- _RECORDS FOR THE TASK_:
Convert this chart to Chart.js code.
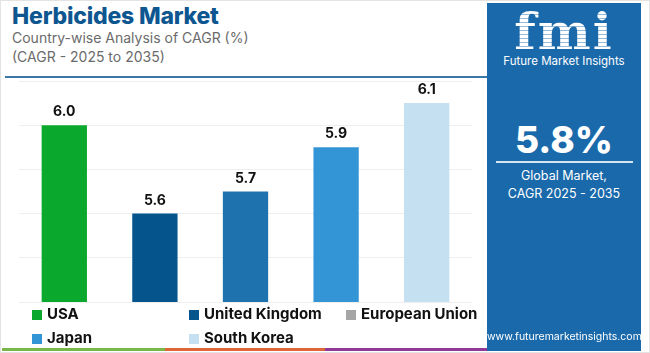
<!DOCTYPE html>
<html>
<head>
<meta charset="utf-8">
<script src="https://cdn.jsdelivr.net/npm/chart.js@4.4.1/dist/chart.umd.min.js"></script>
<style>
  html, body { margin: 0; padding: 0; }
  body { width: 650px; height: 353px; position: relative; overflow: hidden; background: #fff;
         font-family: Inter, "Open Sans", sans-serif; }
  #frame { position: absolute; left: 0; top: 0; width: 648px; height: 351px; border: 1px solid #e3e3e3; }
  #title { position: absolute; left: 12px; top: 2px; font-size: 23px; font-weight: 800; color: #0d5690; letter-spacing: -0.2px; }
  .sub { position: absolute; left: 12px; font-size: 14px; color: #6b6b6b; }
  #rule { position: absolute; left: 5px; top: 76px; width: 482px; height: 2px; background: #3a78a8; }
  #chartBox { position: absolute; left: 15px; top: 75px; width: 465px; height: 232px; }
  #legend { position: absolute; left: 0; top: 297px; width: 487px; height: 48px; }
  .item { position: absolute; font-size: 15px; font-weight: 700; color: #111; line-height: 18px; white-space: nowrap; }
  .item i { display: inline-block; width: 10px; height: 10px; margin-right: 5px; vertical-align: -1px; }
  #panel { position: absolute; left: 487px; top: 3px; width: 154px; height: 348px; background: #1a6aab; color: #fff; text-align: center; }
  #logo { position: absolute; left: 0; width: 154px; top: 4px; font-family: "DejaVu Serif", serif; font-weight: 700; font-size: 50px; line-height: 50px;
          background: repeating-linear-gradient(180deg, #fff 0 3px, rgba(255,255,255,0.55) 3px 4px);
          -webkit-background-clip: text; background-clip: text; color: transparent; letter-spacing: 2px; }
  #logoTxt { position: absolute; left: 0; width: 154px; top: 51px; font-size: 11.5px; color: #fff; }
  #big { position: absolute; left: 0; width: 154px; top: 114px; font-size: 37px; font-weight: 800; }
  #pline { position: absolute; left: 9px; top: 158px; width: 137px; height: 2px; background: #d8e6f2; }
  #pt1 { position: absolute; left: 0; width: 154px; top: 164px; font-size: 12.5px; line-height: 18px; }
  #url { position: absolute; left: 0; width: 154px; top: 327px; font-size: 10.5px; }
  .strip { position: absolute; top: 348px; height: 3px; }
</style>
</head>
<body>
<div id="frame"></div>
<div id="title">Herbicides Market</div>
<div class="sub" style="top:29px">Country-wise Analysis of CAGR (%)</div>
<div class="sub" style="top:48px">(CAGR - 2025 to 2035)</div>
<div id="rule"></div>
<div id="chartBox"><canvas id="chart"></canvas></div>
<div id="legend"></div>
<div id="panel">
  <div id="logo">fmi</div>
  <div id="logoTxt">Future Market Insights</div>
  <div id="big">5.8%</div>
  <div id="pline"></div>
  <div id="pt1">Global Market,<br>CAGR 2025 - 2035</div>
  <div id="url">www.futuremarketinsights.com</div>
</div>
<div class="strip" style="left:2px;width:163px;background:#7ab648"></div>
<div class="strip" style="left:165px;width:160px;background:#e0663a"></div>
<div class="strip" style="left:325px;width:162px;background:#8e3a96"></div>
<script>
var countries = ["USA", "United Kingdom", "European Union", "Japan", "South Korea"];
var cagrValues = [6.0, 5.6, 5.7, 5.9, 6.1];
var barColors = ["#0aa82c", "#06548c", "#1e72ae", "#3395d6", "#c4e0f1"];
var legendColors = ["#0aa82c", "#06548c", "#a6a6a6", "#3395d6", "#c4e0f1"];
var yTicks = [5.2, 5.4, 5.6, 5.8, 6.0, 6.2];

// legend laid out in three columns, two rows
var legendPos = [[32, 8], [189, 8], [346, 8], [32, 32], [189, 32]];
var legend = document.getElementById("legend");
countries.forEach(function(name, i){
    var el = document.createElement("div");
    el.className = "item";
    el.style.left = legendPos[i][0] + "px";
    el.style.top = legendPos[i][1] + "px";
    el.innerHTML = '<i style="background:' + legendColors[i] + '"></i>' + name;
    legend.appendChild(el);
});

var valueLabels = {
    id: "valueLabels",
    afterDatasetsDraw: function(chart){
        var ctx = chart.ctx;
        var meta = chart.getDatasetMeta(0);
        ctx.save();
        ctx.font = "bold 14px Inter, sans-serif";
        ctx.fillStyle = "#111";
        ctx.textAlign = "center";
        ctx.textBaseline = "alphabetic";
        meta.data.forEach(function(bar, i){
            ctx.fillText(cagrValues[i].toFixed(1), bar.x, bar.y - 9);
        });
        ctx.restore();
    }
};

new Chart(document.getElementById("chart"), {
    type: "bar",
    data: {
        labels: countries,
        datasets: [{
            data: cagrValues,
            backgroundColor: barColors,
            categoryPercentage: 1,
            barPercentage: 0.5
        }]
    },
    options: {
        responsive: true,
        maintainAspectRatio: false,
        animation: false,
        layout: { padding: { left: 4, right: 8, top: 6, bottom: 5 } },
        plugins: { legend: { display: false }, tooltip: { enabled: false } },
        scales: {
            x: { display: false },
            y: {
                min: yTicks[0],
                max: yTicks[yTicks.length - 1],
                afterBuildTicks: function(axis){
                    axis.ticks = yTicks.map(function(v){ return { value: v }; });
                },
                grid: { color: "#eeeeee", lineWidth: 1, drawTicks: false },
                border: { display: false },
                ticks: { display: false }
            }
        }
    },
    plugins: [valueLabels]
});
</script>
</body>
</html>
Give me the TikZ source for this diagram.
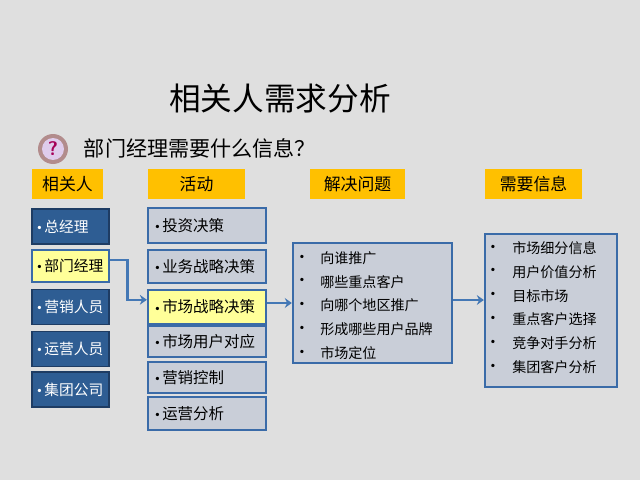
\documentclass[tikz,border=0pt]{standalone}
\usepackage{fontspec}
\newfontfamily\cjk{Noto Sans CJK SC}
\usetikzlibrary{arrows.meta}
\definecolor{bggray}{HTML}{DFDFDF}
\definecolor{hdryellow}{HTML}{FFC000}
\definecolor{roleblue}{HTML}{2E5D93}
\definecolor{rolenavy}{HTML}{1E3C63}
\definecolor{actfill}{HTML}{C9CED8}
\definecolor{actline}{HTML}{3A6BA8}
\definecolor{hilite}{HTML}{FFFF99}
\definecolor{arrowblue}{HTML}{4478B5}
\newcommand\bul{\raisebox{1.3pt}{\rmfamily\fontsize{8}{8}\selectfont\textbullet}}
\tikzset{
  header/.style={fill=hdryellow, minimum height=0.75cm, inner sep=0pt, font=\cjk\fontsize{12}{14}\selectfont},
  rolebox/.style={draw=rolenavy, line width=1pt, fill=roleblue, text=white, minimum height=0.875cm,
    text width=1.775cm, inner xsep=0.075cm, align=left, font=\cjk\fontsize{10.5}{12}\selectfont},
  actbox/.style={draw=actline, line width=1.6pt, fill=actfill, text width=2.7cm, inner xsep=0.125cm,
    align=left, font=\cjk\fontsize{11}{13}\selectfont},
  listbox/.style={draw=actline, line width=1.6pt, fill=actfill, inner sep=0pt},
  listitem/.style={anchor=west, inner sep=0pt, font=\cjk\fontsize{10}{12}\selectfont},
  flow/.style={draw=arrowblue, line width=1.8pt, -{Stealth[length=5pt,width=7pt]}}
}
\begin{document}
\begin{tikzpicture}[x=0.025cm,y=-0.025cm]
\fill[bggray] (0,0) rectangle (640,480);
\useasboundingbox (0,0) rectangle (640,480);
% title and question
\node [font=\cjk\fontsize{22.5}{26}\selectfont] (title) at (280,99) {相关人需求分析};
\fill[black!25!pink!80!gray] (53,149) circle [radius=15];
\fill[blue!25!violet!20!white] (53,149) circle [radius=11];
\node [font=\sffamily\bfseries\fontsize{14}{14}\selectfont, text=violet!70!red] (qmark) at (53,149) {?};
\node [anchor=west, font=\cjk\fontsize{15}{18}\selectfont] (question) at (79,148) {部门经理需要什么信息？};
% column headers
\node [header, minimum width=1.775cm] (hrole) at (67.5,184) {相关人};
\node [header, minimum width=2.425cm] (hact) at (196.5,184) {活动};
\node [header, minimum width=2.375cm] (hsolve) at (357.5,184) {解决问题};
\node [header, minimum width=2.425cm] (hneed) at (533.5,184) {需要信息};
% people
\node [rolebox] (gm) at (70.5,226.5) {\bul{}总经理};
\node [rolebox, fill=hilite, draw=actline, text=black, minimum height=0.8cm] (pm) at (70.5,266) {\bul{}部门经理};
\node [rolebox] (sales) at (70.5,307) {\bul{}营销人员};
\node [rolebox] (ops) at (70.5,349) {\bul{}运营人员};
\node [rolebox] (group) at (70.5,389.5) {\bul{}集团公司};
% activities
\node [actbox, minimum height=0.875cm] (invest) at (207,225.5) {\bul{}投资决策};
\node [actbox, minimum height=0.825cm] (biz) at (207,266.5) {\bul{}业务战略决策};
\node [actbox, fill=hilite, minimum height=0.85cm] (mkt) at (207,307) {\bul{}市场战略决策};
\node [actbox, minimum height=0.775cm] (user) at (207,341.5) {\bul{}市场用户对应};
\node [actbox, minimum height=0.775cm] (ctrl) at (207,377.5) {\bul{}营销控制};
\node [actbox, minimum height=0.825cm] (anal) at (207,413.5) {\bul{}运营分析};
% problems and information
\node [listbox, minimum width=3.975cm, minimum height=3cm] (solve) at (372.5,303) {};
\node [listbox, minimum width=3.3cm, minimum height=3.825cm] (need) at (551,310.5) {};
\foreach \txt [count=\i] in {向谁推广, 哪些重点客户, 向哪个地区推广, 形成哪些用户品牌, 市场定位} {
  \node [listitem] at (297,258+23.8*\i-23.8) {\bul};
  \node [listitem] (s\i) at (320,258+23.8*\i-23.8) {\txt};
}
\foreach \txt [count=\i] in {市场细分信息, 用户价值分析, 目标市场, 重点客户选择, 竞争对手分析, 集团客户分析} {
  \node [listitem] at (488,248+23.8*\i-23.8) {\bul};
  \node [listitem] (n\i) at (512,248+23.8*\i-23.8) {\txt};
}
% arrows
\draw[flow] ([yshift=0.15cm]pm.east) -- ++(0.45cm,0) |- ([yshift=0.18cm]mkt.west);
\draw[flow] (mkt.east |- solve.west) -- (solve.west);
\draw[flow] ([yshift=0.075cm]solve.east) -- ([yshift=0.075cm]solve.east -| need.west);
\end{tikzpicture}
\end{document}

- _WHAT YOU WILL DO_:
Going through the entries above line by line, work out how many lines include the word "this". Only the number is required.

- _EXERCISE OUTPUT_:
2